- [TASK]
Output the data word for word, dropping every image.

=======

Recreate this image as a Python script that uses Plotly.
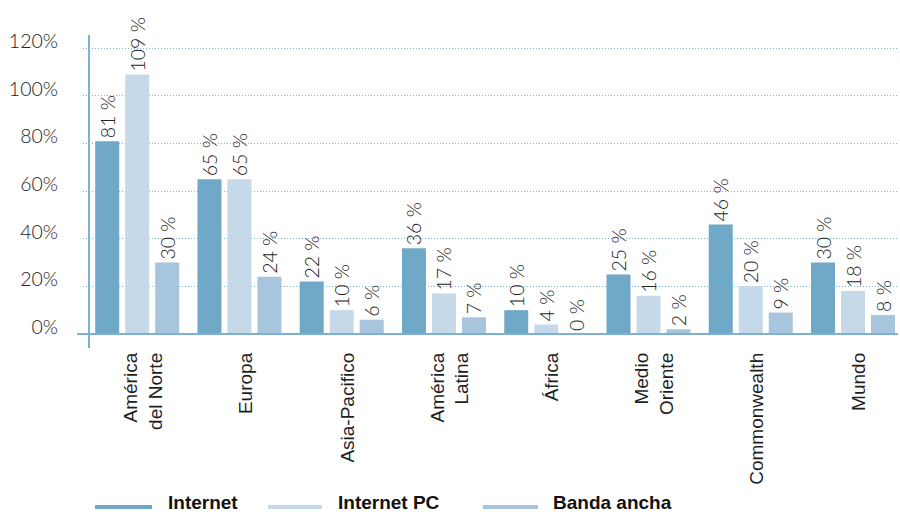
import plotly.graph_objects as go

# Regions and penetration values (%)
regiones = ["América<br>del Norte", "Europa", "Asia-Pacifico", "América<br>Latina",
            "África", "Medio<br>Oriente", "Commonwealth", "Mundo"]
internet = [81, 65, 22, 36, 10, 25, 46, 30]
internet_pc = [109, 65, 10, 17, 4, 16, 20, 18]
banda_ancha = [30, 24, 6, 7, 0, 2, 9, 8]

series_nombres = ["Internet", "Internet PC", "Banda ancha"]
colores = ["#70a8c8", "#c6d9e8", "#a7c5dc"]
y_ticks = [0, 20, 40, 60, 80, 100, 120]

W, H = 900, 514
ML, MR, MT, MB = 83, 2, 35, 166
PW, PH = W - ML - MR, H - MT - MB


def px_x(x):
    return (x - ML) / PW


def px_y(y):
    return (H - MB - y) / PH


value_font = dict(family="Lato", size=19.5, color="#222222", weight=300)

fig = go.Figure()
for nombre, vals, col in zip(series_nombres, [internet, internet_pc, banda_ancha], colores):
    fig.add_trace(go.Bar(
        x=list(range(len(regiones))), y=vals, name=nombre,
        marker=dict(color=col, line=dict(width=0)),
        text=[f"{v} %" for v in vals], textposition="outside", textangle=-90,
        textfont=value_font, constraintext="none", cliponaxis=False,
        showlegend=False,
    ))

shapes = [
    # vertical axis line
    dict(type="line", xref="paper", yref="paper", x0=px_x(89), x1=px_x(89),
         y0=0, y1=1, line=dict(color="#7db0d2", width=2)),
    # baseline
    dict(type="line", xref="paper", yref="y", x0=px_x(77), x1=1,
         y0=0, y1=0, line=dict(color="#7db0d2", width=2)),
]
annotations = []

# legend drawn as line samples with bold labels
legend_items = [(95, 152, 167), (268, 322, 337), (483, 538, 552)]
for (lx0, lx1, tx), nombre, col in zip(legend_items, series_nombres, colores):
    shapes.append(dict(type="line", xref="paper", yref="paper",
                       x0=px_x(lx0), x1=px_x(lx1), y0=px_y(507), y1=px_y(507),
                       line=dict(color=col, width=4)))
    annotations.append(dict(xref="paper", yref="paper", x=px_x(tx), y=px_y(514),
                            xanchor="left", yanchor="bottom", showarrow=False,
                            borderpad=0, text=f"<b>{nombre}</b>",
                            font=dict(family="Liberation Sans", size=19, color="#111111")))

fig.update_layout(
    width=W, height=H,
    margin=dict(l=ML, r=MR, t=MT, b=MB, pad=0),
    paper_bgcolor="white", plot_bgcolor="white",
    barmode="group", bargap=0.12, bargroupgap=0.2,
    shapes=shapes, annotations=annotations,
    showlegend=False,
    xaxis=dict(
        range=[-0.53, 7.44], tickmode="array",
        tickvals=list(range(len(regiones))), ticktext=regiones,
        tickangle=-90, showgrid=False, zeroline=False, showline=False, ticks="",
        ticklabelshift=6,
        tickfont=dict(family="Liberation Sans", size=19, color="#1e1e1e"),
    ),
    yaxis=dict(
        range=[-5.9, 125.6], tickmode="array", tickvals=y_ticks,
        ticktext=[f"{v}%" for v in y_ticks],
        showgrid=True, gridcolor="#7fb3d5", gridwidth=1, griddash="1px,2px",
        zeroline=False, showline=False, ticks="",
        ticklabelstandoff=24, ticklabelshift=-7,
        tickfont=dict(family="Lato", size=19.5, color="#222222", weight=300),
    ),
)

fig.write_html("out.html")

=======

- [OUTPUT]
Recreate this image as a Python script that uses Plotly.
import plotly.graph_objects as go

# Regions and penetration values (%)
regiones = ["América<br>del Norte", "Europa", "Asia-Pacifico", "América<br>Latina",
            "África", "Medio<br>Oriente", "Commonwealth", "Mundo"]
internet = [81, 65, 22, 36, 10, 25, 46, 30]
internet_pc = [109, 65, 10, 17, 4, 16, 20, 18]
banda_ancha = [30, 24, 6, 7, 0, 2, 9, 8]

series_nombres = ["Internet", "Internet PC", "Banda ancha"]
colores = ["#70a8c8", "#c6d9e8", "#a7c5dc"]
y_ticks = [0, 20, 40, 60, 80, 100, 120]

W, H = 900, 514
ML, MR, MT, MB = 83, 2, 35, 166
PW, PH = W - ML - MR, H - MT - MB


def px_x(x):
    return (x - ML) / PW


def px_y(y):
    return (H - MB - y) / PH


value_font = dict(family="Lato", size=19.5, color="#222222", weight=300)

fig = go.Figure()
for nombre, vals, col in zip(series_nombres, [internet, internet_pc, banda_ancha], colores):
    fig.add_trace(go.Bar(
        x=list(range(len(regiones))), y=vals, name=nombre,
        marker=dict(color=col, line=dict(width=0)),
        text=[f"{v} %" for v in vals], textposition="outside", textangle=-90,
        textfont=value_font, constraintext="none", cliponaxis=False,
        showlegend=False,
    ))

shapes = [
    # vertical axis line
    dict(type="line", xref="paper", yref="paper", x0=px_x(89), x1=px_x(89),
         y0=0, y1=1, line=dict(color="#7db0d2", width=2)),
    # baseline
    dict(type="line", xref="paper", yref="y", x0=px_x(77), x1=1,
         y0=0, y1=0, line=dict(color="#7db0d2", width=2)),
]
annotations = []

# legend drawn as line samples with bold labels
legend_items = [(95, 152, 167), (268, 322, 337), (483, 538, 552)]
for (lx0, lx1, tx), nombre, col in zip(legend_items, series_nombres, colores):
    shapes.append(dict(type="line", xref="paper", yref="paper",
                       x0=px_x(lx0), x1=px_x(lx1), y0=px_y(507), y1=px_y(507),
                       line=dict(color=col, width=4)))
    annotations.append(dict(xref="paper", yref="paper", x=px_x(tx), y=px_y(514),
                            xanchor="left", yanchor="bottom", showarrow=False,
                            borderpad=0, text=f"<b>{nombre}</b>",
                            font=dict(family="Liberation Sans", size=19, color="#111111")))

fig.update_layout(
    width=W, height=H,
    margin=dict(l=ML, r=MR, t=MT, b=MB, pad=0),
    paper_bgcolor="white", plot_bgcolor="white",
    barmode="group", bargap=0.12, bargroupgap=0.2,
    shapes=shapes, annotations=annotations,
    showlegend=False,
    xaxis=dict(
        range=[-0.53, 7.44], tickmode="array",
        tickvals=list(range(len(regiones))), ticktext=regiones,
        tickangle=-90, showgrid=False, zeroline=False, showline=False, ticks="",
        ticklabelshift=6,
        tickfont=dict(family="Liberation Sans", size=19, color="#1e1e1e"),
    ),
    yaxis=dict(
        range=[-5.9, 125.6], tickmode="array", tickvals=y_ticks,
        ticktext=[f"{v}%" for v in y_ticks],
        showgrid=True, gridcolor="#7fb3d5", gridwidth=1, griddash="1px,2px",
        zeroline=False, showline=False, ticks="",
        ticklabelstandoff=24, ticklabelshift=-7,
        tickfont=dict(family="Lato", size=19.5, color="#222222", weight=300),
    ),
)

fig.write_html("out.html")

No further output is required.